Billigfleisch und Preisentwicklung
Beschäftigt man sich näher mit den barbarischen Bedingungen, unter denen Fleisch heute produziert wird, so ist es ein echtes AHA-Erlebnis, wenn man die Preisentwicklung vor Augen hält: „In den vergangenen 50  Jahren, in denen die Massentierhaltung vom Geflügel auf Rinder, Milchkühe und Schweine erweitert wurde, ist der Preis für ein Eigenheim um 1500 Prozent gestiegen,….. der Preis für Eier und Hühnerfleisch hat sich nicht einmal verdoppelt. Wenn man die Inflation mit bedenkt, kostet tierisches Eiweiß  heute weniger denn je."4) 

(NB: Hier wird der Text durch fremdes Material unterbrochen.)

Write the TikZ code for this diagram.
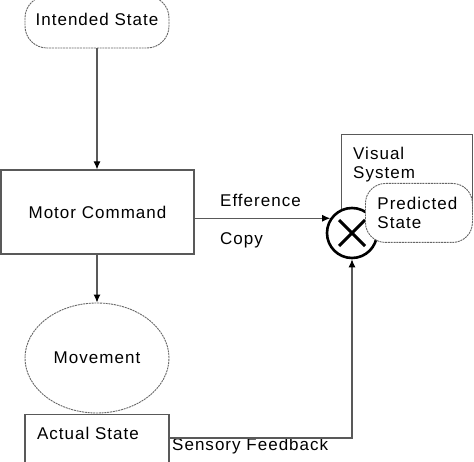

Vor dem Hintergrund all dieser Information müssen wir uns fragen: Welchen Status haben Tiere heute? Haben wir das moralische Recht, so mit Tieren umzugehen?  Selbst die oft gestellte Grundfrage nach der Empfindungs- und Leidensfähigkeit von Tieren kann inzwischen als gesichert gelten:  Tiere weisen wie wir Menschen komplexe Gefühle und Verhaltensweisen auf. 5) D.h., haben wir das Recht so mit Tieren umzugehen?

Wenn man seine Augen vor der Massentierhaltung und den ungeheuerlichen Tötungspraxen nicht verschließt und noch ein paar Moralvorstellungen zur Tierhaltung hochhält, dann ist die logische Antwort: auf Produkte aus der Massentierhaltung zu verzichten. Neben den persönlichen Konsumentscheidungen  bedarf es allerdings auch gesetzgeberischer und gemeinsamer politischer Anstrengungen. (Foer,  S.229)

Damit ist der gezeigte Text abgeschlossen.